Short exercise — Images should be left out, and everything else in the listing reproduced exactly.

-- BEGIN Recorded information --

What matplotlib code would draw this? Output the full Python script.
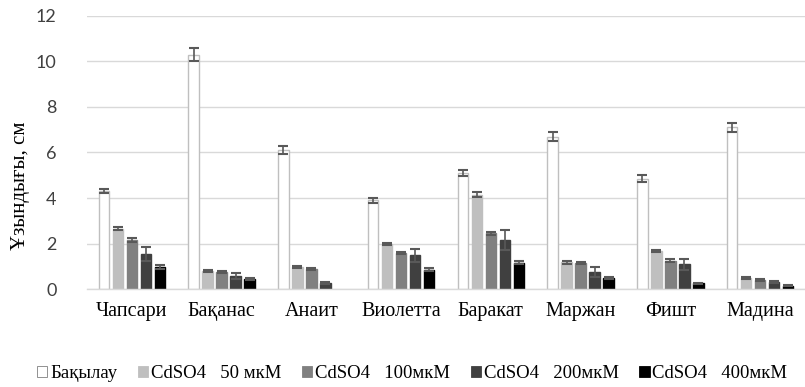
import numpy as np
from matplotlib import pyplot as plt
from matplotlib.patches import Patch

# сорттар
varieties = ['Чапсари', 'Бақанас', 'Анаит', 'Виолетта', 'Баракат', 'Маржан', 'Фишт', 'Мадина']
labels = ['Бақылау', 'CdSO4   50 мкМ', 'CdSO4   100мкМ', 'CdSO4   200мкМ', 'CdSO4   400мкМ']

control = [4.3, 10.3, 6.1, 3.9, 5.1, 6.7, 4.85, 7.1]
cd50 = [2.65, 0.78, 0.97, 1.98, 4.15, 1.17, 1.67, 0.48]
cd100 = [2.15, 0.75, 0.88, 1.58, 2.45, 1.14, 1.25, 0.40]
cd200 = [1.55, 0.58, 0.28, 1.48, 2.15, 0.75, 1.08, 0.30]
cd400 = [0.97, 0.45, 0.0, 0.85, 1.15, 0.48, 0.25, 0.15]

err_control = [0.1, 0.28, 0.17, 0.1, 0.14, 0.18, 0.15, 0.2]
err50 = [0.07, 0.04, 0.04, 0.05, 0.12, 0.05, 0.06, 0.04]
err100 = [0.08, 0.04, 0.04, 0.05, 0.07, 0.05, 0.05, 0.04]
err200 = [0.32, 0.13, 0.05, 0.3, 0.45, 0.2, 0.25, 0.05]
err400 = [0.08, 0.04, 0.0, 0.07, 0.07, 0.04, 0.02, 0.02]

series = [control, cd50, cd100, cd200, cd400]
errors = [err_control, err50, err100, err200, err400]
colors = ['white', '#bfbfbf', '#808080', '#404040', 'black']
edges = ['#bfbfbf', '#bfbfbf', '#808080', '#404040', 'black']

fig = plt.figure(figsize=(8.05, 3.87), dpi=100)
ax = fig.add_axes([0.108, 0.253, 0.892, 0.706])

x = np.arange(len(varieties))
pitch = 0.156
width = 0.117
for i, (vals, errs) in enumerate(zip(series, errors)):
    pos = x + (i - 2) * pitch
    vals = np.array(vals)
    errs = np.array(errs)
    m = vals > 0   # мәні жоқ бағандар салынбайды
    ax.bar(pos[m], vals[m], width, color=colors[i], edgecolor=edges[i], linewidth=1.0, zorder=2)
    ax.errorbar(pos[m], vals[m], yerr=errs[m], fmt='none', ecolor='#595959', elinewidth=1.2,
                capsize=3.5, capthick=1.5, zorder=3)

ax.set_xlim(-0.5, 7.5)
ax.set_ylim(0, 12)
ax.set_yticks([0, 2, 4, 6, 8, 10, 12])
ax.grid(axis='y', color='#d9d9d9', linewidth=1.0, zorder=0)
ax.set_axisbelow(True)
for s in ['top', 'right', 'left']:
    ax.spines[s].set_visible(False)
ax.spines['bottom'].set_color('#d9d9d9')
ax.spines['bottom'].set_linewidth(1.0)
ax.tick_params(axis='both', length=0)
ax.tick_params(axis='y', labelsize=13, labelcolor='#404040', pad=22)
ax.set_xticks(x)
ax.set_xticklabels(varieties, fontsize=14.5, family='Liberation Serif')
ax.tick_params(axis='x', pad=9)
for t in ax.get_yticklabels():
    t.set_family('Lato')

fig.text(0.025, 0.52, 'Ұзындығы, см', rotation=90, ha='center', va='center',
         fontsize=15, family='Liberation Serif')

handles = [Patch(facecolor=colors[i], edgecolor=edges[i] if i else '#808080', linewidth=0.6)
           for i in range(5)]
fig.legend(handles, labels, loc='center', bbox_to_anchor=(0.512, 0.035), ncol=5,
           frameon=False, prop={'family': 'Liberation Serif', 'size': 13.5},
           handlelength=0.55, handleheight=0.55, handletextpad=0.15, columnspacing=1.1)

fig.savefig('out.png', dpi=100)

-- END Recorded information --

Exercise answer —
What matplotlib code would draw this? Output the full Python script.
import numpy as np
from matplotlib import pyplot as plt
from matplotlib.patches import Patch

# сорттар
varieties = ['Чапсари', 'Бақанас', 'Анаит', 'Виолетта', 'Баракат', 'Маржан', 'Фишт', 'Мадина']
labels = ['Бақылау', 'CdSO4   50 мкМ', 'CdSO4   100мкМ', 'CdSO4   200мкМ', 'CdSO4   400мкМ']

control = [4.3, 10.3, 6.1, 3.9, 5.1, 6.7, 4.85, 7.1]
cd50 = [2.65, 0.78, 0.97, 1.98, 4.15, 1.17, 1.67, 0.48]
cd100 = [2.15, 0.75, 0.88, 1.58, 2.45, 1.14, 1.25, 0.40]
cd200 = [1.55, 0.58, 0.28, 1.48, 2.15, 0.75, 1.08, 0.30]
cd400 = [0.97, 0.45, 0.0, 0.85, 1.15, 0.48, 0.25, 0.15]

err_control = [0.1, 0.28, 0.17, 0.1, 0.14, 0.18, 0.15, 0.2]
err50 = [0.07, 0.04, 0.04, 0.05, 0.12, 0.05, 0.06, 0.04]
err100 = [0.08, 0.04, 0.04, 0.05, 0.07, 0.05, 0.05, 0.04]
err200 = [0.32, 0.13, 0.05, 0.3, 0.45, 0.2, 0.25, 0.05]
err400 = [0.08, 0.04, 0.0, 0.07, 0.07, 0.04, 0.02, 0.02]

series = [control, cd50, cd100, cd200, cd400]
errors = [err_control, err50, err100, err200, err400]
colors = ['white', '#bfbfbf', '#808080', '#404040', 'black']
edges = ['#bfbfbf', '#bfbfbf', '#808080', '#404040', 'black']

fig = plt.figure(figsize=(8.05, 3.87), dpi=100)
ax = fig.add_axes([0.108, 0.253, 0.892, 0.706])

x = np.arange(len(varieties))
pitch = 0.156
width = 0.117
for i, (vals, errs) in enumerate(zip(series, errors)):
    pos = x + (i - 2) * pitch
    vals = np.array(vals)
    errs = np.array(errs)
    m = vals > 0   # мәні жоқ бағандар салынбайды
    ax.bar(pos[m], vals[m], width, color=colors[i], edgecolor=edges[i], linewidth=1.0, zorder=2)
    ax.errorbar(pos[m], vals[m], yerr=errs[m], fmt='none', ecolor='#595959', elinewidth=1.2,
                capsize=3.5, capthick=1.5, zorder=3)

ax.set_xlim(-0.5, 7.5)
ax.set_ylim(0, 12)
ax.set_yticks([0, 2, 4, 6, 8, 10, 12])
ax.grid(axis='y', color='#d9d9d9', linewidth=1.0, zorder=0)
ax.set_axisbelow(True)
for s in ['top', 'right', 'left']:
    ax.spines[s].set_visible(False)
ax.spines['bottom'].set_color('#d9d9d9')
ax.spines['bottom'].set_linewidth(1.0)
ax.tick_params(axis='both', length=0)
ax.tick_params(axis='y', labelsize=13, labelcolor='#404040', pad=22)
ax.set_xticks(x)
ax.set_xticklabels(varieties, fontsize=14.5, family='Liberation Serif')
ax.tick_params(axis='x', pad=9)
for t in ax.get_yticklabels():
    t.set_family('Lato')

fig.text(0.025, 0.52, 'Ұзындығы, см', rotation=90, ha='center', va='center',
         fontsize=15, family='Liberation Serif')

handles = [Patch(facecolor=colors[i], edgecolor=edges[i] if i else '#808080', linewidth=0.6)
           for i in range(5)]
fig.legend(handles, labels, loc='center', bbox_to_anchor=(0.512, 0.035), ncol=5,
           frameon=False, prop={'family': 'Liberation Serif', 'size': 13.5},
           handlelength=0.55, handleheight=0.55, handletextpad=0.15, columnspacing=1.1)

fig.savefig('out.png', dpi=100)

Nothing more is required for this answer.